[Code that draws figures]
»»

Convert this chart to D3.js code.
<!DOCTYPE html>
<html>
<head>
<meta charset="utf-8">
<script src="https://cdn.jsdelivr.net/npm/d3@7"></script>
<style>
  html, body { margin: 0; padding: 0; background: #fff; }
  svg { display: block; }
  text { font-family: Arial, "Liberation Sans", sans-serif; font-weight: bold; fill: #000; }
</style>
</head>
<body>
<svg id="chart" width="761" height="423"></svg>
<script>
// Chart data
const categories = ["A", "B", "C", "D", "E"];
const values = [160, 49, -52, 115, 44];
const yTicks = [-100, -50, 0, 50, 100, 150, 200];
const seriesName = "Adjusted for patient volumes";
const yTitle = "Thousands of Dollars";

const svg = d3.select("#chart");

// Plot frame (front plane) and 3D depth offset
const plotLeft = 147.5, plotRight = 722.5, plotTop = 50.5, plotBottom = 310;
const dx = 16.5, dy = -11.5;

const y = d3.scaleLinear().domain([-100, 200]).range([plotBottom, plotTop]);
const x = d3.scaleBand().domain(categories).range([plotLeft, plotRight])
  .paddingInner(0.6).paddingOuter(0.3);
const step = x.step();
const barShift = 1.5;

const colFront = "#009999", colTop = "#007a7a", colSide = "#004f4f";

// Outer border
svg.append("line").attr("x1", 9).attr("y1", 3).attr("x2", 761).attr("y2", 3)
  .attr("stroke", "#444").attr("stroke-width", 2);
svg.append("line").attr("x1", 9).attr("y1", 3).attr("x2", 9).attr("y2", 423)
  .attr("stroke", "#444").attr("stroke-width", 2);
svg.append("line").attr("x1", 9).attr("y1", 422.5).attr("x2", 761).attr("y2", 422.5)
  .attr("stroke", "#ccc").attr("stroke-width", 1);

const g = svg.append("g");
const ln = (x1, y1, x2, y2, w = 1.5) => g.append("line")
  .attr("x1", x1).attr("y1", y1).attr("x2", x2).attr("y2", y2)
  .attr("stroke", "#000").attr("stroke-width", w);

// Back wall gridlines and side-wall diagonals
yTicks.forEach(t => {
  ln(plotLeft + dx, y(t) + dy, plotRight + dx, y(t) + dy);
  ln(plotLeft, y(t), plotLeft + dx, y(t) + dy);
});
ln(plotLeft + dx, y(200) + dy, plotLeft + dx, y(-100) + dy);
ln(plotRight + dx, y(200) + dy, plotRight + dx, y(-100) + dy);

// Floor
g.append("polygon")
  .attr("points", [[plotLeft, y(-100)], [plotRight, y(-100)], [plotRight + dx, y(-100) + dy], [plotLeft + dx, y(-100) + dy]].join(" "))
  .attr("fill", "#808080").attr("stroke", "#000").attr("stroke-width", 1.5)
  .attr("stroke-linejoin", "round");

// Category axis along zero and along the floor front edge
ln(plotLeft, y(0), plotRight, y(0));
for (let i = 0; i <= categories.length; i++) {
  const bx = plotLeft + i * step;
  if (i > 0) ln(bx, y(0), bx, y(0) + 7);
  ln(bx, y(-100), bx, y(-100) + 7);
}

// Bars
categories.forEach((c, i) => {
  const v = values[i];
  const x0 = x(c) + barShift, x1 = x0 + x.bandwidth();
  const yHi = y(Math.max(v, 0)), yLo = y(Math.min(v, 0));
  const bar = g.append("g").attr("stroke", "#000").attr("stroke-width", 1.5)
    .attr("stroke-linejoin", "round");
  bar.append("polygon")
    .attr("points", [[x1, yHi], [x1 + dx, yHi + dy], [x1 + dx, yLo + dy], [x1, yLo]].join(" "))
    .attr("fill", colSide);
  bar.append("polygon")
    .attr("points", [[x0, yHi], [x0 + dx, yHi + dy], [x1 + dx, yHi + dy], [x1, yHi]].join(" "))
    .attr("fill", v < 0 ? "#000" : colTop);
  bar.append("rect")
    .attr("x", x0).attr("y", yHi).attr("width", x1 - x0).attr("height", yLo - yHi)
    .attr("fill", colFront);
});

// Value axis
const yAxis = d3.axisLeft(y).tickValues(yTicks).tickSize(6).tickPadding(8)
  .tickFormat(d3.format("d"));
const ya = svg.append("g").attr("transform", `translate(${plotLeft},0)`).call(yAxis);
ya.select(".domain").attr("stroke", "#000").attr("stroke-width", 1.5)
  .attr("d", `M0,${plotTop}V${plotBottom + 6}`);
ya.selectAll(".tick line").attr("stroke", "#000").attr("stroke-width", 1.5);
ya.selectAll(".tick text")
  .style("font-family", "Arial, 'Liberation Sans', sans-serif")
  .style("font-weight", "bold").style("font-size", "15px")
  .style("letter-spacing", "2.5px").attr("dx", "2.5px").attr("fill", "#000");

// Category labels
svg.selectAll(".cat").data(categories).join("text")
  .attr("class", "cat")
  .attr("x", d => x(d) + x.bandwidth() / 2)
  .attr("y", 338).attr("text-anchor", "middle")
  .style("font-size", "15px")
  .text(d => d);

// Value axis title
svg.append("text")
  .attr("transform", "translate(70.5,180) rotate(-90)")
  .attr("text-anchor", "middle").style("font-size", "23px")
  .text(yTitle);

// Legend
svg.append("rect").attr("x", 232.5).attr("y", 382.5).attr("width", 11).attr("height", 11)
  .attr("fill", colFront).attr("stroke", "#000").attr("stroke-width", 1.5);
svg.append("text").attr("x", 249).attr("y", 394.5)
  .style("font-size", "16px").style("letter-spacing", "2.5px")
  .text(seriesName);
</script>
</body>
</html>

««
»»

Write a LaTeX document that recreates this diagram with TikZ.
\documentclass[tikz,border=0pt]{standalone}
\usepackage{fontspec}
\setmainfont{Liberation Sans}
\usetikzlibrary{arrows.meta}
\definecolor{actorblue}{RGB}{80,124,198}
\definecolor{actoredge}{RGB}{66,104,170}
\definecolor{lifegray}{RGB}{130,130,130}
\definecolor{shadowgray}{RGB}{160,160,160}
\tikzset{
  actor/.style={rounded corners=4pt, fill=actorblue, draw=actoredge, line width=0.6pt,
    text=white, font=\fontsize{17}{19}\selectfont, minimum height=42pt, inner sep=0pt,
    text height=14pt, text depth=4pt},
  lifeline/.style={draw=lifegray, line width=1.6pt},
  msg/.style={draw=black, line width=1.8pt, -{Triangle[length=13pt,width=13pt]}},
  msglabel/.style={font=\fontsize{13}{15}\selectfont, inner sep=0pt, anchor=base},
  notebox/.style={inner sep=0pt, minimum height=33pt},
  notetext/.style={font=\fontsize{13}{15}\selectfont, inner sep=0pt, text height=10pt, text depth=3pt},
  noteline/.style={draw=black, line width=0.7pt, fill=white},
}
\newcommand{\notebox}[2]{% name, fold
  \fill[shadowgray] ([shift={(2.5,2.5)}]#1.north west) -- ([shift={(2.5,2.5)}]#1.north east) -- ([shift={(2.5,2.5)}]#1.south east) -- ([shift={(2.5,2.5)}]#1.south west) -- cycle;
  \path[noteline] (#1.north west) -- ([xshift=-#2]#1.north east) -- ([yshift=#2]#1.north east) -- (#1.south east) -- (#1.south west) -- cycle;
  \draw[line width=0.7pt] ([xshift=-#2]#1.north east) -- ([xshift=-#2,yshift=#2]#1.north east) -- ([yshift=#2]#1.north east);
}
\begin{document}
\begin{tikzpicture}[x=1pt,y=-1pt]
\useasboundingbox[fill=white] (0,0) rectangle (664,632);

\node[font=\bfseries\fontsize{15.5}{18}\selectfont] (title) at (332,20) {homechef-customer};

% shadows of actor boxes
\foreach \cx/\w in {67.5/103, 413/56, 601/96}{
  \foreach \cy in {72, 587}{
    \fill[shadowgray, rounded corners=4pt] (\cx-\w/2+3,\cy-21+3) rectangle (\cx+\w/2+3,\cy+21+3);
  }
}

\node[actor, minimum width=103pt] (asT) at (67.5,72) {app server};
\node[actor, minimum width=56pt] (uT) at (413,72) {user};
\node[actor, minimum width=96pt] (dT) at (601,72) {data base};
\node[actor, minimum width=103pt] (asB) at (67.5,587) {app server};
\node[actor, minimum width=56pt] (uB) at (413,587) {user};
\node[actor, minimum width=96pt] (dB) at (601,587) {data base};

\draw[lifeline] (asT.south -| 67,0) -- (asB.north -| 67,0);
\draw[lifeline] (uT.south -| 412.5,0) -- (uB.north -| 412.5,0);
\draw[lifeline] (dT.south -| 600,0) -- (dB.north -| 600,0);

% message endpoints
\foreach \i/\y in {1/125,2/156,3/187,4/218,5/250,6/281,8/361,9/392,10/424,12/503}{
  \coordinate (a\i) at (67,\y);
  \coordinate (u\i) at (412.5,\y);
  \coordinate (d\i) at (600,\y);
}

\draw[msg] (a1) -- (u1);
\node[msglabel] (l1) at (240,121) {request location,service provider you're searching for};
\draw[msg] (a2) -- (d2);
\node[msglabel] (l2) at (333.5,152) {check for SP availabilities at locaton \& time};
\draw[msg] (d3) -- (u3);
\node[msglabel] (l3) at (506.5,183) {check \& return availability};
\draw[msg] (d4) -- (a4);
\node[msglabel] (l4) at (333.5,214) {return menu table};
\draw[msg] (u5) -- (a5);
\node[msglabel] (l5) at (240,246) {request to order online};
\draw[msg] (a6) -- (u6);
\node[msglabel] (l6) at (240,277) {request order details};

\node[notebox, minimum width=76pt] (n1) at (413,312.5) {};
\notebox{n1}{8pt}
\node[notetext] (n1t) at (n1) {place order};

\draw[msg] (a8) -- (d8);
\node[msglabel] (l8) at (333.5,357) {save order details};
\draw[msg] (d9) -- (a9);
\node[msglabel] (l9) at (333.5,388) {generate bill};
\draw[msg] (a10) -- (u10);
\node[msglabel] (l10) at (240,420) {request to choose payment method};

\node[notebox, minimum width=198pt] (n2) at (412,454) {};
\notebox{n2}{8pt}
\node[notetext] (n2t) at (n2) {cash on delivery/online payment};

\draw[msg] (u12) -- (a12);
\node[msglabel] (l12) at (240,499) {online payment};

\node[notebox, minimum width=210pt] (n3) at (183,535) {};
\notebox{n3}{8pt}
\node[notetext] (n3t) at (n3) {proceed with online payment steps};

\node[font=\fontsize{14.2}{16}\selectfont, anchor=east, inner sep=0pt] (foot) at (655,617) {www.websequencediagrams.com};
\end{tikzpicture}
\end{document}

««

### THE EXERCISE
State how many lines in the entries above include the word "this"; reply with the number alone.

### RESULT OF THE TASK
2